◆ **PROBLEM DESCRIPTION**:
Restate, exactly and without pictures, the lines from the start of the listing below through the line holding "base60 = [0.06, 0.06]".

◆ **DATA SECTION**:
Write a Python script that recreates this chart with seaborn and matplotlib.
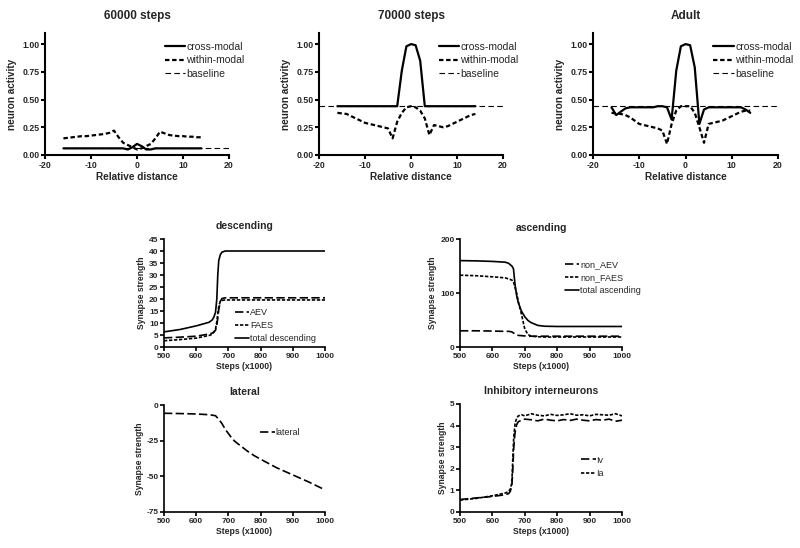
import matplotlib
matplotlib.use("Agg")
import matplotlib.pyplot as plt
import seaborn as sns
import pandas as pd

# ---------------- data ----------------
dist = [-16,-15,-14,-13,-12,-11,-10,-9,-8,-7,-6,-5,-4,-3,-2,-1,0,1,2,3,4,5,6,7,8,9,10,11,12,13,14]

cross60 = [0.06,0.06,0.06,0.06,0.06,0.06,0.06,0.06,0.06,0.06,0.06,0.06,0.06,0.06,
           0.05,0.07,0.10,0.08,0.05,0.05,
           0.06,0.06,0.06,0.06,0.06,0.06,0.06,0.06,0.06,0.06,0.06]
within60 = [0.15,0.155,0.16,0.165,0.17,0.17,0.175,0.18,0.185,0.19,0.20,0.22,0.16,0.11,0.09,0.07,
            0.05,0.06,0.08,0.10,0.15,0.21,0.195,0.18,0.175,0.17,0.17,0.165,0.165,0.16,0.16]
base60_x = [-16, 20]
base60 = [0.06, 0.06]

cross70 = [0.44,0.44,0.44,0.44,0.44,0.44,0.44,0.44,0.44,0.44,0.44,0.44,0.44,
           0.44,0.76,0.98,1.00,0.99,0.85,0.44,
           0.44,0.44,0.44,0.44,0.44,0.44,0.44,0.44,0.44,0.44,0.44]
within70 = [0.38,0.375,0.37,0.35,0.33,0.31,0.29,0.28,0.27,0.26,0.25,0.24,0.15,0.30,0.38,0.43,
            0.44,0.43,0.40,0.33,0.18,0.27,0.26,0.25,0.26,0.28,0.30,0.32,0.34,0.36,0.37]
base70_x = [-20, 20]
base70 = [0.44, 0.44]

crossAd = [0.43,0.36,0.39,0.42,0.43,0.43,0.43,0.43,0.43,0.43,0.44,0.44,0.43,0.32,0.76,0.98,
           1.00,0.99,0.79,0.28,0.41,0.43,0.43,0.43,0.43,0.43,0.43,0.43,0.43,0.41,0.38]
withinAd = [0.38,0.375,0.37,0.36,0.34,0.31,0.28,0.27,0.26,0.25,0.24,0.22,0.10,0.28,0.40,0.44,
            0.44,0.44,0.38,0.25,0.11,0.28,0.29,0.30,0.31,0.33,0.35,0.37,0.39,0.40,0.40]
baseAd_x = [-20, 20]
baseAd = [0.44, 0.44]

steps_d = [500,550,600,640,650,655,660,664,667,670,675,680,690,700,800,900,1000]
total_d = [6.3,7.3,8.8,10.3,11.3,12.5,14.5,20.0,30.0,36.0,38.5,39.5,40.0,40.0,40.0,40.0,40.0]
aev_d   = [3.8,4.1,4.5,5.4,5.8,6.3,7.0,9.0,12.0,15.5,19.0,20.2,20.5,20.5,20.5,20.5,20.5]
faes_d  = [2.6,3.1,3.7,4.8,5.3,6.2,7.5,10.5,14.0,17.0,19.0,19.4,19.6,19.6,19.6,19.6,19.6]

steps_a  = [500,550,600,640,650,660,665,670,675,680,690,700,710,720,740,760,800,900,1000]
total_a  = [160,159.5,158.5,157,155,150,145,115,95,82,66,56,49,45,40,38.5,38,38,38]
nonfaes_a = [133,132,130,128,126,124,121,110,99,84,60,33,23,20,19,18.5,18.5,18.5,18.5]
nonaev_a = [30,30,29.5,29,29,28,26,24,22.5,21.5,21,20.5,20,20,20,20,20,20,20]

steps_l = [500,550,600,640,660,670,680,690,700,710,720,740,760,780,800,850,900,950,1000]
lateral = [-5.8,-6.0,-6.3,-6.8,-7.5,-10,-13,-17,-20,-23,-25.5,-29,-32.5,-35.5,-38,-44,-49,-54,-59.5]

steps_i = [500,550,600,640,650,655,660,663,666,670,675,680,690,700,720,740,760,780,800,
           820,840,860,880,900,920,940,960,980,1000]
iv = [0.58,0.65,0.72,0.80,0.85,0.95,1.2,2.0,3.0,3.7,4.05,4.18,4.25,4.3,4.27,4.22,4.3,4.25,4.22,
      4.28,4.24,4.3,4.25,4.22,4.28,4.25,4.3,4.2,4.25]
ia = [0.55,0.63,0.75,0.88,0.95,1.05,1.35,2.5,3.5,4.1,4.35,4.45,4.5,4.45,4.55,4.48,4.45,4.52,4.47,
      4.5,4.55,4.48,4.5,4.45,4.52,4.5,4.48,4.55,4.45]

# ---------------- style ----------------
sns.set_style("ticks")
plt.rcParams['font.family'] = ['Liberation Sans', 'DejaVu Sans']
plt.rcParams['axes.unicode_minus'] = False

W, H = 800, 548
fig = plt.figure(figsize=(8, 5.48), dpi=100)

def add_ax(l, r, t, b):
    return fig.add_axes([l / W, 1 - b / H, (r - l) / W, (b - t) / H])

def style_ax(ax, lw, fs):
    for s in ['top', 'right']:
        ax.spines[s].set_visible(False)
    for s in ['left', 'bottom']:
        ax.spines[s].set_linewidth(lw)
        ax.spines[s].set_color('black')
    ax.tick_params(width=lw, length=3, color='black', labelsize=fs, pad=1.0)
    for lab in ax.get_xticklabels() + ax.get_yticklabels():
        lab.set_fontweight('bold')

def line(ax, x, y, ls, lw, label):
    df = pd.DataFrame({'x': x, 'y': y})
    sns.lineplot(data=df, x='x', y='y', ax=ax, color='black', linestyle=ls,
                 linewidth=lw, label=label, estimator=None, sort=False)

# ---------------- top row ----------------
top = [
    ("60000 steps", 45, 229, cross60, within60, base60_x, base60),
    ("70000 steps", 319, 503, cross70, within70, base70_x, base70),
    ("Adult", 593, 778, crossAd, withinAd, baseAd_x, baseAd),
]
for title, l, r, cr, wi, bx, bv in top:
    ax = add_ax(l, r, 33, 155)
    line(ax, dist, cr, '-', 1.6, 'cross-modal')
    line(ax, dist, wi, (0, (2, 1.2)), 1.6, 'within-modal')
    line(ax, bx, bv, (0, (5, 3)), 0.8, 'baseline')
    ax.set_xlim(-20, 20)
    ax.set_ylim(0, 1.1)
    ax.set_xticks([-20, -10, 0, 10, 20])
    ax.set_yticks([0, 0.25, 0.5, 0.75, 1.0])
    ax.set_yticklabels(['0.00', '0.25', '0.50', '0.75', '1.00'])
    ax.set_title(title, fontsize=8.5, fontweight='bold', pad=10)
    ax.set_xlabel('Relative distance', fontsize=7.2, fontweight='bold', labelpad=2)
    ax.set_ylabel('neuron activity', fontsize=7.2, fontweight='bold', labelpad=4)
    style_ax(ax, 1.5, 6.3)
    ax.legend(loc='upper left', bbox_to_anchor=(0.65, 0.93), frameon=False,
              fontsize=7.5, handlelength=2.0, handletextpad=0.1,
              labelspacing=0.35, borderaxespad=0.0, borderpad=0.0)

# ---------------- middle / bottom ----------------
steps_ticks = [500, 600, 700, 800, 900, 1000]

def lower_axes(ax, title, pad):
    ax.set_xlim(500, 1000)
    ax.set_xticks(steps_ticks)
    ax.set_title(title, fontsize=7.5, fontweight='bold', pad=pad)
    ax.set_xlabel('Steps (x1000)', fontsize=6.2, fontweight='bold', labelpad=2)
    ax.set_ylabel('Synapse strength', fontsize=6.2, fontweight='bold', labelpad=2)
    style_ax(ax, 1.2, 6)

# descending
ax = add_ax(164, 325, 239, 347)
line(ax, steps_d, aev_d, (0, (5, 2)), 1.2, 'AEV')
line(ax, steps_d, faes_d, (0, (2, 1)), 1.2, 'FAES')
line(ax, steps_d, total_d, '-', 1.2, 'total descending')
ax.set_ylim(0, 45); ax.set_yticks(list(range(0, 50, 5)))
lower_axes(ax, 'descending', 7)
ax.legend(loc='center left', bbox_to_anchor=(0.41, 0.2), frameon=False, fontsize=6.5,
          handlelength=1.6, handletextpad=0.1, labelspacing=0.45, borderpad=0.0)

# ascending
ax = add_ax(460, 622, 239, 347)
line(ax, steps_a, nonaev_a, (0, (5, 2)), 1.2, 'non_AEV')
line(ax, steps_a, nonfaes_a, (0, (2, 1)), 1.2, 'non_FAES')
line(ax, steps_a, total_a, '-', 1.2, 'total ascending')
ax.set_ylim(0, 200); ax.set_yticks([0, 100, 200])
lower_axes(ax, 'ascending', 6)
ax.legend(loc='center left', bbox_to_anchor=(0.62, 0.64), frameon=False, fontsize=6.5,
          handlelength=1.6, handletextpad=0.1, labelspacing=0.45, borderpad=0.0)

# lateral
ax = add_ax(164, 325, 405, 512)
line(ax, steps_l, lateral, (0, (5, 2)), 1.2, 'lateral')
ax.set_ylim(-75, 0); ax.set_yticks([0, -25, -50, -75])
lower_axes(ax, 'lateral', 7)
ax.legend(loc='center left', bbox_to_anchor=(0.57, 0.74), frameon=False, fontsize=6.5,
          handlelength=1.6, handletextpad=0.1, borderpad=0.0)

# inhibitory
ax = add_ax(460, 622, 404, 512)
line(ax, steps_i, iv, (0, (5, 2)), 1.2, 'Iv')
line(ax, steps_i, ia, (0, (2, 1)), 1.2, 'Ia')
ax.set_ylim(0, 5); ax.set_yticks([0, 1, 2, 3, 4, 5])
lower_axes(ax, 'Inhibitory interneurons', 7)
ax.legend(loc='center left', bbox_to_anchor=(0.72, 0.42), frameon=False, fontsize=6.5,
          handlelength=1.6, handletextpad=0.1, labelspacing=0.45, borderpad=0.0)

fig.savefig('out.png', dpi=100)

◆ **EXERCISE RESPONSE**:
Write a Python script that recreates this chart with seaborn and matplotlib.
import matplotlib
matplotlib.use("Agg")
import matplotlib.pyplot as plt
import seaborn as sns
import pandas as pd

# ---------------- data ----------------
dist = [-16,-15,-14,-13,-12,-11,-10,-9,-8,-7,-6,-5,-4,-3,-2,-1,0,1,2,3,4,5,6,7,8,9,10,11,12,13,14]

cross60 = [0.06,0.06,0.06,0.06,0.06,0.06,0.06,0.06,0.06,0.06,0.06,0.06,0.06,0.06,
           0.05,0.07,0.10,0.08,0.05,0.05,
           0.06,0.06,0.06,0.06,0.06,0.06,0.06,0.06,0.06,0.06,0.06]
within60 = [0.15,0.155,0.16,0.165,0.17,0.17,0.175,0.18,0.185,0.19,0.20,0.22,0.16,0.11,0.09,0.07,
            0.05,0.06,0.08,0.10,0.15,0.21,0.195,0.18,0.175,0.17,0.17,0.165,0.165,0.16,0.16]
base60_x = [-16, 20]
base60 = [0.06, 0.06]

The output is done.